● To be done
Only the lines from the line containing "What React, TypeScript" through the line containing "0.006, 0.0083, 0.007];" should be reproduced, please, with no pictures.

━━ Exercise input

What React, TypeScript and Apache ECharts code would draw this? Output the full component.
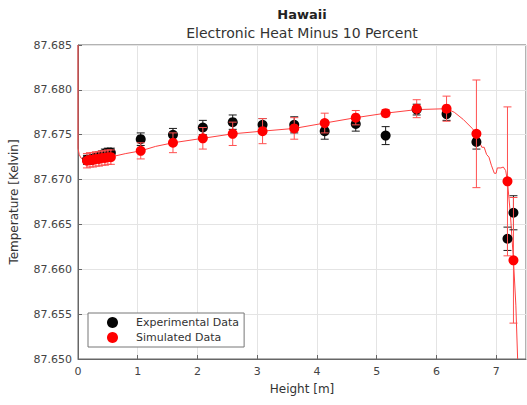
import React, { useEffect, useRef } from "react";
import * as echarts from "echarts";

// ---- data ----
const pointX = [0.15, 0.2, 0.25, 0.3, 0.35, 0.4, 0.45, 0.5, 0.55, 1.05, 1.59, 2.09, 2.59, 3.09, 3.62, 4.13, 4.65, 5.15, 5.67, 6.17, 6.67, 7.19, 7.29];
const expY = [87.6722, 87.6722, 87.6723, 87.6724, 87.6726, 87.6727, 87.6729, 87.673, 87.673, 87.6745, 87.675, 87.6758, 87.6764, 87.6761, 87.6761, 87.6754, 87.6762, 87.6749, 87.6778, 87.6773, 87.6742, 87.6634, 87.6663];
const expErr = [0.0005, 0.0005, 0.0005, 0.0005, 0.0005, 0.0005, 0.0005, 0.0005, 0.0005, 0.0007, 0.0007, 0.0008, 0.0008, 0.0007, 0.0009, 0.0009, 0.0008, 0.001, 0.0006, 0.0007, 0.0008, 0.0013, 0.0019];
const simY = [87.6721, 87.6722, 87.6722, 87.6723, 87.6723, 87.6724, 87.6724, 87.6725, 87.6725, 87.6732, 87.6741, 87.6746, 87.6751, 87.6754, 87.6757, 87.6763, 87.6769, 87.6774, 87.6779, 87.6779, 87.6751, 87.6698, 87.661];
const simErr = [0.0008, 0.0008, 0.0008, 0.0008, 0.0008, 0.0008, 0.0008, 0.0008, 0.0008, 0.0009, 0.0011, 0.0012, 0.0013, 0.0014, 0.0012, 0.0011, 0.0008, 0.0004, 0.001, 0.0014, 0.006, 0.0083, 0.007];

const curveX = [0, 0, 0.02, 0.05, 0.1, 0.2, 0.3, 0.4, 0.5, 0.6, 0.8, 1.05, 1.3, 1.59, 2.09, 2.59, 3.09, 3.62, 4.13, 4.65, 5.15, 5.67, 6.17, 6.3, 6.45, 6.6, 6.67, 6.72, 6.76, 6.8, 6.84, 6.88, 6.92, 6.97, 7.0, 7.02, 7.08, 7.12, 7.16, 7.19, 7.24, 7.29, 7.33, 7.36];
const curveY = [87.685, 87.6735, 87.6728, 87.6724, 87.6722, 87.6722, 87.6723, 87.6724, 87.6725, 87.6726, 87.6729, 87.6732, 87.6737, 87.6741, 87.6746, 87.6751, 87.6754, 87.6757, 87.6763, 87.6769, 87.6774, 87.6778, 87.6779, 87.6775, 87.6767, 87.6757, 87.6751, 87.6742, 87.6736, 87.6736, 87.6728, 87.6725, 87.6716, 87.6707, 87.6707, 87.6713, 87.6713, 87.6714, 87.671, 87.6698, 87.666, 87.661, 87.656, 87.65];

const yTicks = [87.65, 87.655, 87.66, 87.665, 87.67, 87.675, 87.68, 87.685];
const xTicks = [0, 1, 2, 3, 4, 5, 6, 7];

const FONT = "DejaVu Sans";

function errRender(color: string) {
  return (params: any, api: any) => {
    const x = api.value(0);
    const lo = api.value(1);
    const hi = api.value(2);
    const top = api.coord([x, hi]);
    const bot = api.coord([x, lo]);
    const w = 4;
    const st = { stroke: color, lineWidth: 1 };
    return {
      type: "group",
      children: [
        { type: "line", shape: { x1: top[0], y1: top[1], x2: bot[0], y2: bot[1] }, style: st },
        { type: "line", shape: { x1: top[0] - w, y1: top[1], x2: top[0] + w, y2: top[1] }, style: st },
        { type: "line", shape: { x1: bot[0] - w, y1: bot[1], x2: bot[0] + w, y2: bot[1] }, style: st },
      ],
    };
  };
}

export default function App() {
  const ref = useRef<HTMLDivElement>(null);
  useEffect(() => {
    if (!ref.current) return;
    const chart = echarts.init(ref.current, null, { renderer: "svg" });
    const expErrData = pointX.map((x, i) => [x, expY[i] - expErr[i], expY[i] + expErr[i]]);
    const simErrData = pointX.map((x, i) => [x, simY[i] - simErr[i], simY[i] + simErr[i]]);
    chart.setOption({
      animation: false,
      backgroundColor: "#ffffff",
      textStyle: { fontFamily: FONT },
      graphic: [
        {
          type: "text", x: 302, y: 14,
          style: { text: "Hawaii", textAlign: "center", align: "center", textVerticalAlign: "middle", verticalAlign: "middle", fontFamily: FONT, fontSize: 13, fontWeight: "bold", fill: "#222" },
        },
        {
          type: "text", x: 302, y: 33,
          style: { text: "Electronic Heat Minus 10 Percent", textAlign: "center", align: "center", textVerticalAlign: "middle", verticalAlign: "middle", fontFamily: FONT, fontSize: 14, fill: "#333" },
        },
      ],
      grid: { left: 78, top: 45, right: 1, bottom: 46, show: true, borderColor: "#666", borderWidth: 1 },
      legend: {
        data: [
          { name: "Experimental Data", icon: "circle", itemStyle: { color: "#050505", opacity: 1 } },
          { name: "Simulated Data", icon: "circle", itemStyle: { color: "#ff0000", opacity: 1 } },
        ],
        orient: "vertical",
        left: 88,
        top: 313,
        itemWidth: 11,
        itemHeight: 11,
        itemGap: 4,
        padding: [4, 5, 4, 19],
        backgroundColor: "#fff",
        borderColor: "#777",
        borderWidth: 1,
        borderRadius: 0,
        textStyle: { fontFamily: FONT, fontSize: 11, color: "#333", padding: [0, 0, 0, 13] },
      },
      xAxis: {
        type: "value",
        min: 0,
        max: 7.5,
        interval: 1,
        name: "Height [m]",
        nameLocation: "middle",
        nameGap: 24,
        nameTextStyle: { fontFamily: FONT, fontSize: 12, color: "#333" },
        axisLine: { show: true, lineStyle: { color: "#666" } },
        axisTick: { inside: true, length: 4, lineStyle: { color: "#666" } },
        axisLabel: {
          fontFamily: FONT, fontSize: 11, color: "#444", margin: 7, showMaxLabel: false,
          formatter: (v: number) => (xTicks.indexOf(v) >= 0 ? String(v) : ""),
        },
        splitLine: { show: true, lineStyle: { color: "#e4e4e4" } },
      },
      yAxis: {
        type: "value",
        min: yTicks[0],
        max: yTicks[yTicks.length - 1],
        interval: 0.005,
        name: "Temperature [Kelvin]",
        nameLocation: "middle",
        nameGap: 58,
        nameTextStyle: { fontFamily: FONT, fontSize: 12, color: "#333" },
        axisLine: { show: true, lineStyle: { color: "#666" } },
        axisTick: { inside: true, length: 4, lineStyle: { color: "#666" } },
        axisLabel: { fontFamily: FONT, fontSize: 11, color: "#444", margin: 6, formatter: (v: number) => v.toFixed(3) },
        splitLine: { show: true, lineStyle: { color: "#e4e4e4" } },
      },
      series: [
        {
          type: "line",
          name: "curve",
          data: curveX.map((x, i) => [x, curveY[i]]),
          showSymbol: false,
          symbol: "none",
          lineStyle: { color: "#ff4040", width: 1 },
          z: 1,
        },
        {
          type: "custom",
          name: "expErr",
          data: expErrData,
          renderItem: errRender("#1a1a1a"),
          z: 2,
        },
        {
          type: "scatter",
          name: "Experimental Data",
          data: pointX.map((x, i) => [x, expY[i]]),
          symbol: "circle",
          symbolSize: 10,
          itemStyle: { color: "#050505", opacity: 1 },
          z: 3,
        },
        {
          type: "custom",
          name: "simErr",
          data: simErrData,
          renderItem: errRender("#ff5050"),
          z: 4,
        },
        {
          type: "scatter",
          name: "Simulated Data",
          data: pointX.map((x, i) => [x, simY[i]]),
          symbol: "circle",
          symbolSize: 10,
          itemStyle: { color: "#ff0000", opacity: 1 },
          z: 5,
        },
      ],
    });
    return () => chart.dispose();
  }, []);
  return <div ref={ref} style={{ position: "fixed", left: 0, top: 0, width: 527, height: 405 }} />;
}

━━━━
━━ Exercise input

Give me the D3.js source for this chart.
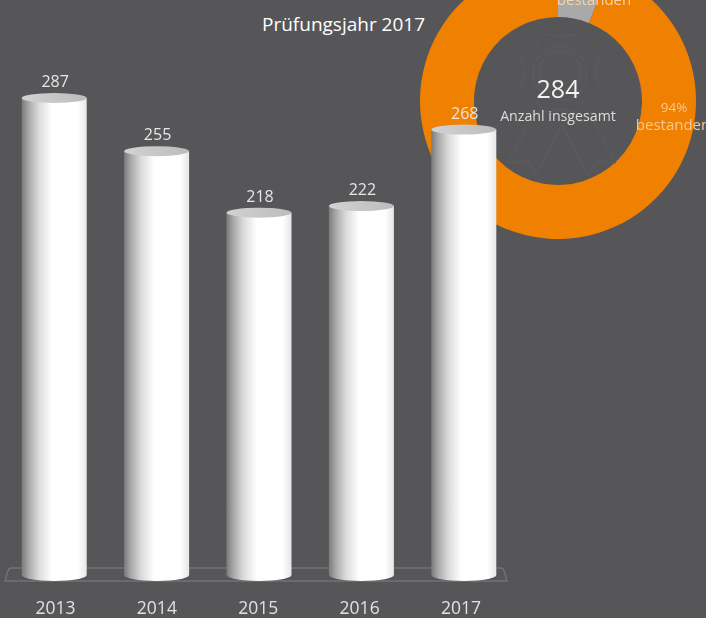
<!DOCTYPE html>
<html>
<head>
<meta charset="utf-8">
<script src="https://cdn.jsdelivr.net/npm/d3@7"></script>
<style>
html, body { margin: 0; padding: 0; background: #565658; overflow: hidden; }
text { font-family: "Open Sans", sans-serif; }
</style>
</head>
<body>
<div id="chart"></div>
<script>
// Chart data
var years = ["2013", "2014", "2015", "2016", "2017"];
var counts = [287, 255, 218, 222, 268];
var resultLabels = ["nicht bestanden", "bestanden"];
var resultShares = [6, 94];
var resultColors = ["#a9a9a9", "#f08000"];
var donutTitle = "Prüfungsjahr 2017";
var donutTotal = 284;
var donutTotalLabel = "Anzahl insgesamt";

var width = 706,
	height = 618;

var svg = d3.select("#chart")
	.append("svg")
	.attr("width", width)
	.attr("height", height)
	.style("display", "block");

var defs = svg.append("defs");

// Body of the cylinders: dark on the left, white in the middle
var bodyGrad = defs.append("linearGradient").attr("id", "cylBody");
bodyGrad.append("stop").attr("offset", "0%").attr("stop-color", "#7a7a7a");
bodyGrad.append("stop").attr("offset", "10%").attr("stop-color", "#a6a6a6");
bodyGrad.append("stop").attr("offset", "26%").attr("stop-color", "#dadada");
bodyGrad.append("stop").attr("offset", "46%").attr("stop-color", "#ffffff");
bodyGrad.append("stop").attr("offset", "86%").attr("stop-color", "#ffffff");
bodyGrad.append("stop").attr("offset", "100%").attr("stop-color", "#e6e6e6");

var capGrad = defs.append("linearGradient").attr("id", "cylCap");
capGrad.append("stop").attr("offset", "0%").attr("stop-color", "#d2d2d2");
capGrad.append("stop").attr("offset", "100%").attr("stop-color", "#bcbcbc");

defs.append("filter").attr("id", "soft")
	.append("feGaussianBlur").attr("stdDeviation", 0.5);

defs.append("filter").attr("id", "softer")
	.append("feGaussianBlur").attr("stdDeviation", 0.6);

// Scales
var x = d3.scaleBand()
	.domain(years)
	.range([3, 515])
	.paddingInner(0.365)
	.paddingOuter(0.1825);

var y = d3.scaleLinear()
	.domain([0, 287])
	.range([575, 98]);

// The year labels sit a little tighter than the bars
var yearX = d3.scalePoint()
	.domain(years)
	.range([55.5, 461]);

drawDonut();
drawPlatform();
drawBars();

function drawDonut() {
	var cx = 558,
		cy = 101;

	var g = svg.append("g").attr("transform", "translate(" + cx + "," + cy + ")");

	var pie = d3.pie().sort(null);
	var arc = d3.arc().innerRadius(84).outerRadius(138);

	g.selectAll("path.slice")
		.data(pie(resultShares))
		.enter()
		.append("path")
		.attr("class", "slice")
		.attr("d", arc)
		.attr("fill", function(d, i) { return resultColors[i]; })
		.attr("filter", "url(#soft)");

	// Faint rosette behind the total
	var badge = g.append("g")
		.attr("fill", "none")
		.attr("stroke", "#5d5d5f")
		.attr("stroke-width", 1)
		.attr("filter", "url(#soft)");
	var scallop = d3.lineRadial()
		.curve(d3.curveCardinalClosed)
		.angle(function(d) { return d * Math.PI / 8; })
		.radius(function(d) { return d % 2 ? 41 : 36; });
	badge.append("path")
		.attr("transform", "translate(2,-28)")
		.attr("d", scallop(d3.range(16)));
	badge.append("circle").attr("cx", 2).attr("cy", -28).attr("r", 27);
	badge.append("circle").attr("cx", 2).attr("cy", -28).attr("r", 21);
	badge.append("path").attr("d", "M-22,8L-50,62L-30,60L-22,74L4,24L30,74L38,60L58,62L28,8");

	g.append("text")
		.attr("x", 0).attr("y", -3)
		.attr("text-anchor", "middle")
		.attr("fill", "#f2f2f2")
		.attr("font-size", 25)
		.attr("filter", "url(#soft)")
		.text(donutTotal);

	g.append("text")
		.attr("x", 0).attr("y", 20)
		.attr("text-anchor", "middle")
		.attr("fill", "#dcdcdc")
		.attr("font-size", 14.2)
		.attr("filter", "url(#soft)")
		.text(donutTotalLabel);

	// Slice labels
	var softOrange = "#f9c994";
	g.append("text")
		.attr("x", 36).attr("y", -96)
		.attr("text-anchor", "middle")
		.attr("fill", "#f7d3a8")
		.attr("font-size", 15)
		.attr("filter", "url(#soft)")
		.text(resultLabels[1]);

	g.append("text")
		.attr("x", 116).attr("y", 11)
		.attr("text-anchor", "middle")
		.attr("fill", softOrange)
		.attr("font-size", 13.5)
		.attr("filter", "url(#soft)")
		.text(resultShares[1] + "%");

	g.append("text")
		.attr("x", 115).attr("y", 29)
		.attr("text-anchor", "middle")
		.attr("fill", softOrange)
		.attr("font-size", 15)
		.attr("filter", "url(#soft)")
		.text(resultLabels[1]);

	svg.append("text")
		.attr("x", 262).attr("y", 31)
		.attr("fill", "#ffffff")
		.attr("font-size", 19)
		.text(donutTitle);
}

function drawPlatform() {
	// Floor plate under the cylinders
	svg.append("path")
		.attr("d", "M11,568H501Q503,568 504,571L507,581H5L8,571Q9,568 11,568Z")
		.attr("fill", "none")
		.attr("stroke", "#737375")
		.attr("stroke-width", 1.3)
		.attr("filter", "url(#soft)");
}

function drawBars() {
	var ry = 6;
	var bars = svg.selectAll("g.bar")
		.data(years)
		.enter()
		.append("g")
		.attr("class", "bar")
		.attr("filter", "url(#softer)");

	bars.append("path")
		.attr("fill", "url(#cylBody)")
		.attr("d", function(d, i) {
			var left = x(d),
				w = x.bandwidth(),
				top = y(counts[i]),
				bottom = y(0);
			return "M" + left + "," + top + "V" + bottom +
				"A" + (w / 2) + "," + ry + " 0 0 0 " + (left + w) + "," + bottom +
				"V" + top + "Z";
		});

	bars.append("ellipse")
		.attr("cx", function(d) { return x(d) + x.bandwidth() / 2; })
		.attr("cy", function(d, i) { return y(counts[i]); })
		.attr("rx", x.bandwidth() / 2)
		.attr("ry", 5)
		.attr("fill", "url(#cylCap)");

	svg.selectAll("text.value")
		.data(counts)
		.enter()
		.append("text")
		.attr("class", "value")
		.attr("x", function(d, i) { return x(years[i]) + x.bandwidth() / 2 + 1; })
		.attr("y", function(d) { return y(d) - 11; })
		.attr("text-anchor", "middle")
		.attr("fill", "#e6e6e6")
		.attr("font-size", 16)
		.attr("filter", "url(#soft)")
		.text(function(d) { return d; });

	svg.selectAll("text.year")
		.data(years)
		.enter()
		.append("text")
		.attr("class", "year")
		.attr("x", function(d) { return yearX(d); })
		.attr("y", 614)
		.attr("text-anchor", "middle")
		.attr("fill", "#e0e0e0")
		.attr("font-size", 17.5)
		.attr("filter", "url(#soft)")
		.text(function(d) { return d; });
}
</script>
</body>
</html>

━━━━

● Answer to this exercise
What React, TypeScript and Apache ECharts code would draw this? Output the full component.
import React, { useEffect, useRef } from "react";
import * as echarts from "echarts";

// ---- data ----
const pointX = [0.15, 0.2, 0.25, 0.3, 0.35, 0.4, 0.45, 0.5, 0.55, 1.05, 1.59, 2.09, 2.59, 3.09, 3.62, 4.13, 4.65, 5.15, 5.67, 6.17, 6.67, 7.19, 7.29];
const expY = [87.6722, 87.6722, 87.6723, 87.6724, 87.6726, 87.6727, 87.6729, 87.673, 87.673, 87.6745, 87.675, 87.6758, 87.6764, 87.6761, 87.6761, 87.6754, 87.6762, 87.6749, 87.6778, 87.6773, 87.6742, 87.6634, 87.6663];
const expErr = [0.0005, 0.0005, 0.0005, 0.0005, 0.0005, 0.0005, 0.0005, 0.0005, 0.0005, 0.0007, 0.0007, 0.0008, 0.0008, 0.0007, 0.0009, 0.0009, 0.0008, 0.001, 0.0006, 0.0007, 0.0008, 0.0013, 0.0019];
const simY = [87.6721, 87.6722, 87.6722, 87.6723, 87.6723, 87.6724, 87.6724, 87.6725, 87.6725, 87.6732, 87.6741, 87.6746, 87.6751, 87.6754, 87.6757, 87.6763, 87.6769, 87.6774, 87.6779, 87.6779, 87.6751, 87.6698, 87.661];
const simErr = [0.0008, 0.0008, 0.0008, 0.0008, 0.0008, 0.0008, 0.0008, 0.0008, 0.0008, 0.0009, 0.0011, 0.0012, 0.0013, 0.0014, 0.0012, 0.0011, 0.0008, 0.0004, 0.001, 0.0014, 0.006, 0.0083, 0.007];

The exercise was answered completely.